Henry Stelfox: Wanderer, Conservationist, and Friend

Henry Stelfox: Wanderer, Conservationist, and Friend

Rocky Mountain House Museum 2008

When Henry Stelfox emigrated to Alberta in the winter of 1906-07, he could hardly have imagined that history would honour him as a successful businessman, an environmental activist, a historian, an advocate for First Nations people and a poet.

Henry considered himself a wanderer, having left his birthplace of England to spend three years in the South African Constabulary before emigrating to Alberta where he briefly homesteaded in the Ponoka area. Henry considered taking a long walking tour of Russia, but his fate was settled when his parents emigrated from England to Lacombe, Alberta.

Henry Stelfox married, settled near Rocky Mountain House and raised nine children. During this period, he once explored the upper reaches of the Clearwater River with his companions and vacationed high up into the wilderness.
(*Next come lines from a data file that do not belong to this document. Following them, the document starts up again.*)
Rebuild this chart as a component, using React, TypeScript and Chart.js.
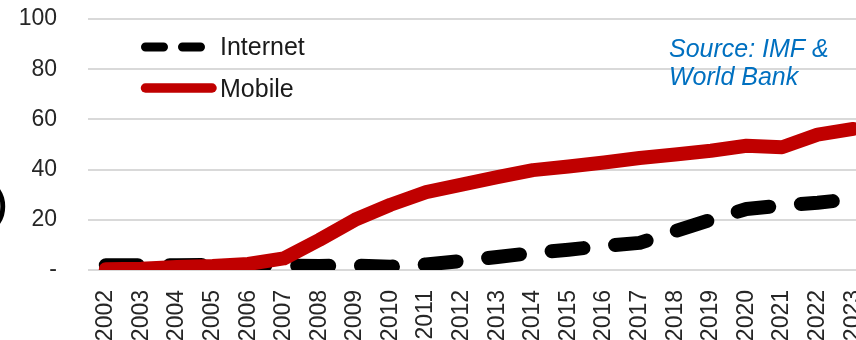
import React, { useEffect, useRef } from "react";
import { Chart, registerables } from "chart.js";

Chart.register(...registerables);

const years = [
  "2002", "2003", "2004", "2005", "2006", "2007", "2008", "2009", "2010", "2011", "2012",
  "2013", "2014", "2015", "2016", "2017", "2018", "2019", "2020", "2021", "2022", "2023",
];
const internetValues = [
  1.9, 1.9, 1.9, 2.0, 2.0, 1.8, 1.6, 1.8, 1.3, 2.2, 3.6,
  5.2, 6.8, 8.1, 9.6, 10.8, 15.5, 20.0, 24.3, 25.7, 26.8, 28.3,
];
const mobileValues = [
  0.3, 0.5, 1.2, 1.6, 2.4, 4.6, 12.0, 20.0, 26.0, 31.0, 34.0,
  37.0, 39.8, 41.2, 42.8, 44.6, 46.0, 47.5, 49.5, 48.9, 53.9, 56.2,
];
const yTickLabels = ["-", "20", "40", "60", "80", "100"];
const legendLabels = ["Internet", "Mobile"];
const sourceLines = ["Source: IMF &", "World Bank"];
const axisTitleFragment = ")";

const FONT = "'Liberation Sans', Arial, sans-serif";
const RED = "#C00000";
const BLUE = "#0070C0";

const zeroPadding = (s: any) => {
  s.paddingTop = 0;
  s.paddingBottom = 0;
  s.paddingLeft = 0;
  s.paddingRight = 0;
};

export default function App() {
  const ref = useRef<HTMLCanvasElement>(null);

  useEffect(() => {
    const overlay = {
      id: "overlay",
      afterDraw(chart: any) {
        const ctx: CanvasRenderingContext2D = chart.ctx;
        ctx.save();
        // legend: Internet (dashed)
        ctx.lineCap = "round";
        ctx.strokeStyle = "#000";
        ctx.lineWidth = 9;
        ctx.setLineDash([18, 19]);
        ctx.beginPath();
        ctx.moveTo(145.5, 47);
        ctx.lineTo(201.5, 47);
        ctx.stroke();
        // legend: Mobile (solid)
        ctx.setLineDash([]);
        ctx.strokeStyle = RED;
        ctx.lineWidth = 9.5;
        ctx.beginPath();
        ctx.moveTo(145.5, 88);
        ctx.lineTo(212, 88);
        ctx.stroke();
        // legend texts
        ctx.fillStyle = "#1a1a1a";
        ctx.font = `25px ${FONT}`;
        ctx.textAlign = "left";
        ctx.textBaseline = "alphabetic";
        ctx.fillText(legendLabels[0], 220, 55);
        ctx.fillText(legendLabels[1], 220, 97);
        // source text
        ctx.fillStyle = BLUE;
        ctx.font = `italic 25px ${FONT}`;
        ctx.fillText(sourceLines[0], 669, 57);
        ctx.fillText(sourceLines[1], 669, 85);
        // clipped axis title fragment at left edge
        ctx.fillStyle = "#000";
        ctx.font = `bold 36px ${FONT}`;
        ctx.textAlign = "right";
        ctx.fillText(axisTitleFragment, 7, 216);
        ctx.restore();
      },
    };

    const chart = new Chart(ref.current as HTMLCanvasElement, {
      type: "line",
      data: {
        labels: years,
        datasets: [
          {
            label: legendLabels[0],
            data: internetValues,
            borderColor: "#000",
            backgroundColor: "#000",
            borderWidth: 14,
            borderDash: [32, 31.8],
            borderCapStyle: "round",
            borderJoinStyle: "round",
            pointRadius: 0,
            tension: 0,
            fill: false,
            clip: 0,
            order: 2,
          },
          {
            label: legendLabels[1],
            data: mobileValues,
            borderColor: RED,
            backgroundColor: RED,
            borderWidth: 14,
            borderCapStyle: "round",
            borderJoinStyle: "round",
            pointRadius: 0,
            tension: 0,
            fill: false,
            clip: 0,
            order: 1,
          },
        ],
      },
      options: {
        responsive: false,
        animation: false,
        events: [],
        layout: { padding: { top: 19, right: 9, left: 0, bottom: 0 } },
        plugins: { legend: { display: false }, tooltip: { enabled: false } },
        scales: {
          x: {
            offset: true,
            grid: { display: false },
            border: { display: false },
            ticks: {
              autoSkip: false,
              minRotation: 90,
              maxRotation: 90,
              padding: 12,
              color: "#262626",
              font: { family: FONT, size: 23 },
            },
            afterFit: (s: any) => {
              s.height = 70;
              zeroPadding(s);
            },
          },
          y: {
            min: 0,
            max: 100,
            grid: { color: "#d9d9d9", lineWidth: 2, drawTicks: false },
            border: { display: false },
            ticks: {
              stepSize: 20,
              padding: 31,
              color: "#262626",
              font: { family: FONT, size: 23 },
              callback: (_v: any, i: number) => yTickLabels[i],
            },
            afterFit: (s: any) => {
              s.width = 88;
              zeroPadding(s);
            },
          },
        },
      },
      plugins: [overlay],
    } as any);
    return () => chart.destroy();
  }, []);

  return (
    <div
      style={{
        position: "fixed",
        left: 0,
        top: 0,
        width: 856,
        height: 340,
        overflow: "hidden",
        background: "#fff",
      }}
    >
      <canvas
        ref={ref}
        width={880}
        height={340}
        style={{ display: "block", width: 880, height: 340 }}
      />
    </div>
  );
}
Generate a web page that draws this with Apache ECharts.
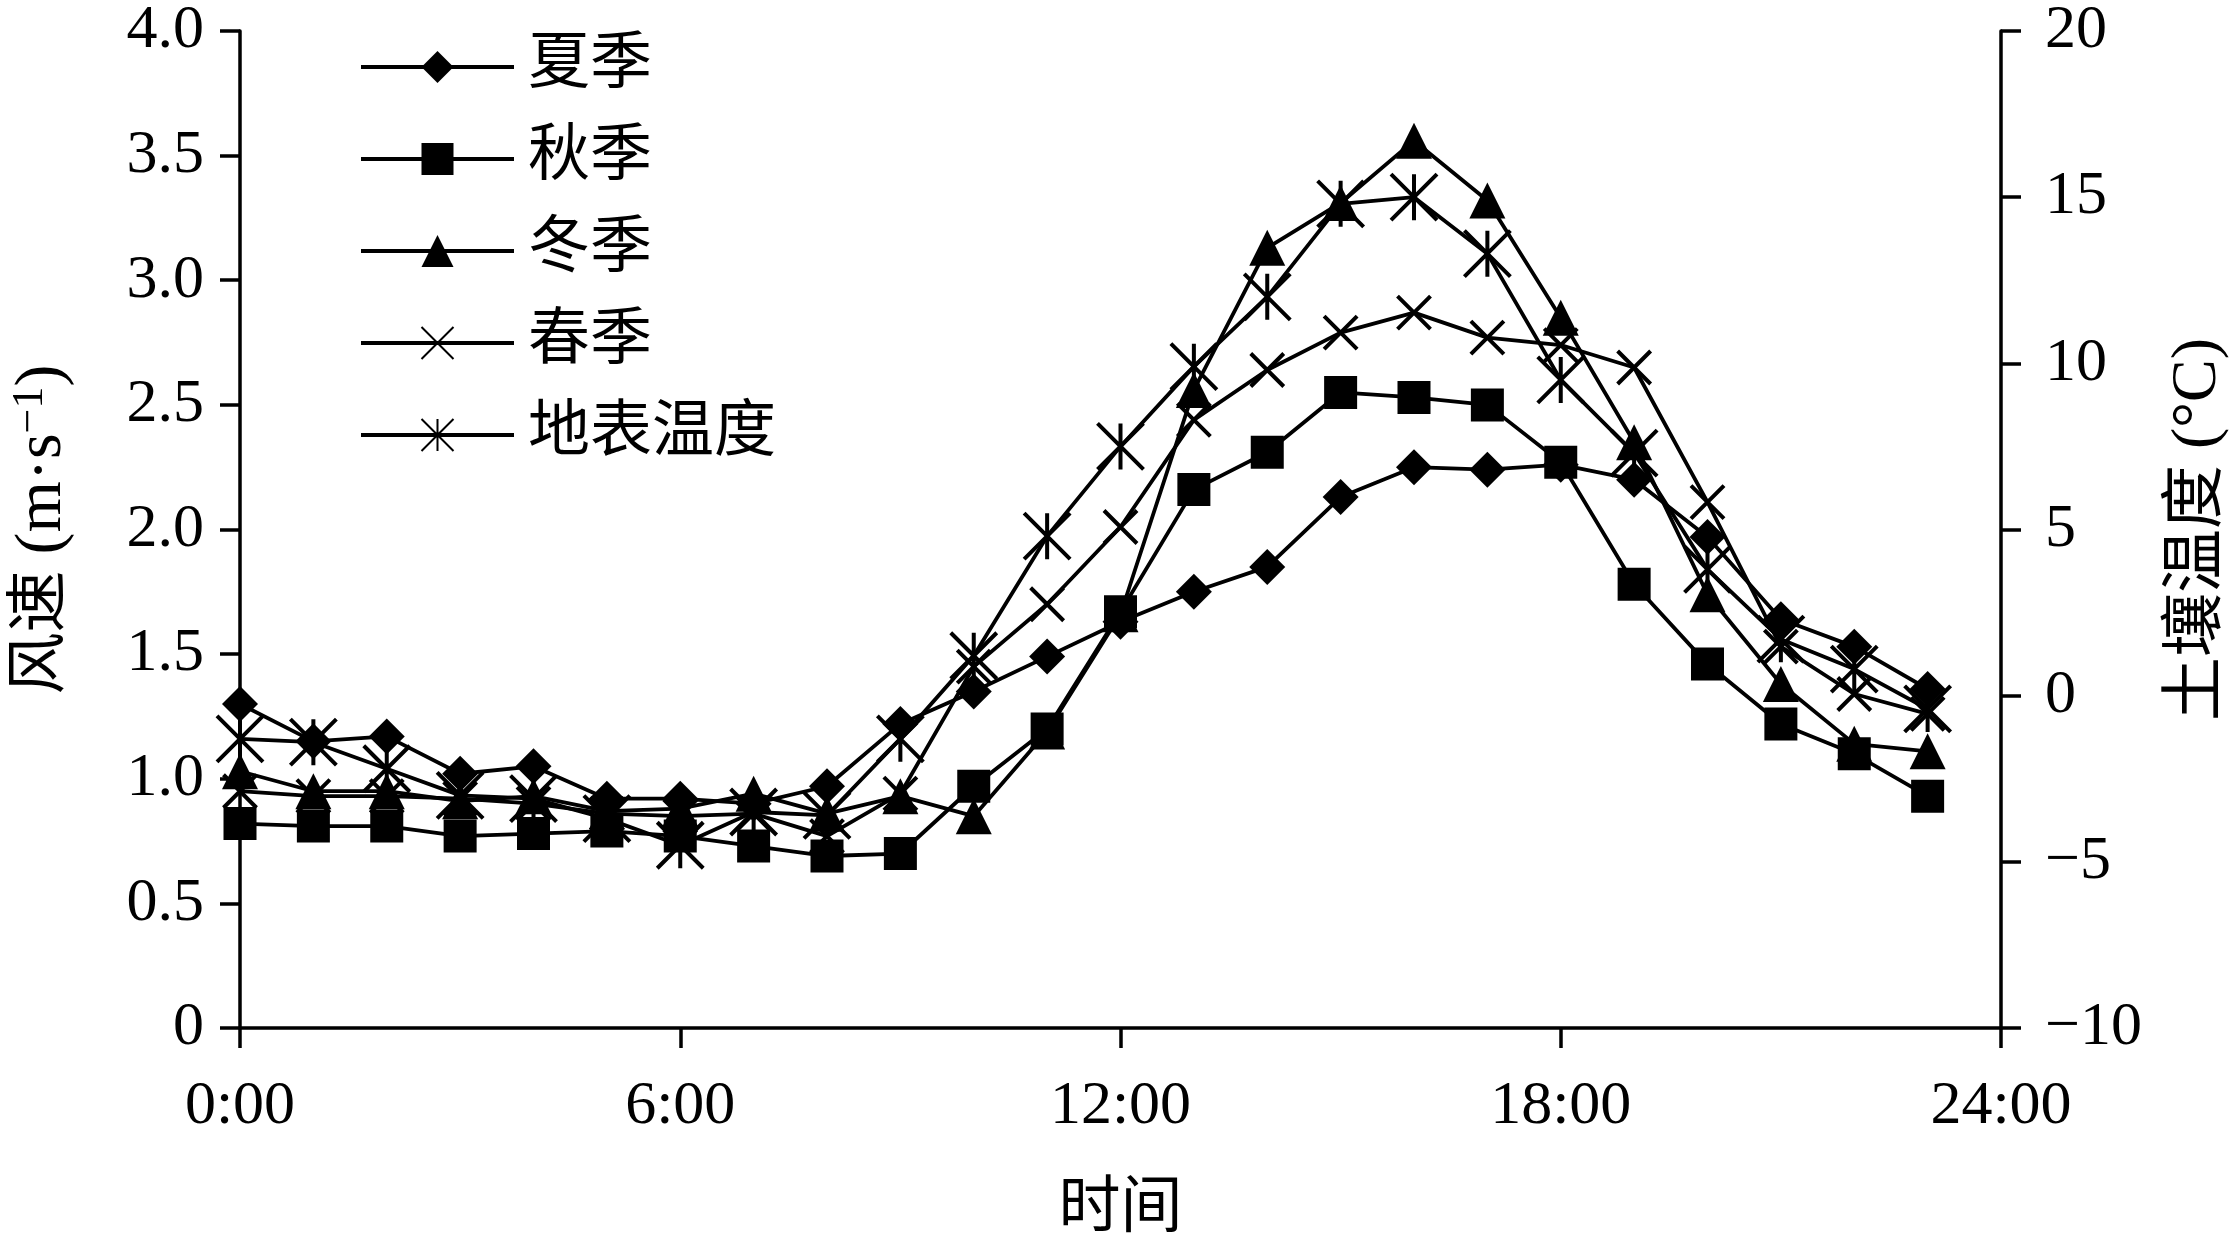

Henry was a successful businessman who ran a cattle ranch, a fur buying shop and a real estate office. He also took an avid interest in the wild creatures that filled the forests around Rocky Mountain House. Henry became a Provincial Game Warden, refusing to take any pay for the position, and worked actively to establish the Alberta Fish and Game Association.

As a fur buyer, Henry was well known to the First Nations people, but also called many of them friends. For years and years, at the request of local leaders of the First Nations people, Henry wrote letters to the Federal Department of Indian Affairs and the appropriate provincial officials in Edmonton. Henry travelled to Edmonton, Calgary and Ottawa at his own expense when he needed to speak in person on behalf of his friends, who were members of the local Cree and Chippewa bands.

Henry Stelfox was instrumental in creating the three First Nations Reserves west of Rocky Mountain House.

As an amateur historian, Henry Stelfox recorded by hand many of the family histories of the First Nations people who visited him. He also wrote persuasive essays, presented talks to local groups and sent letters to the local newspaper in hopes of changing soil and watershed conservation practices and the treatment of the non-treaty Indians during the hard times of the 1930’s.

Finally, Henry Stelfox was a poet, expressing his love of the natural riches and all the wonderful beauty with which God had blessed Alberta.

This Community Memories exhibit is a tribute to one of Alberta’s most intriguing historical figures, Henry Stelfox.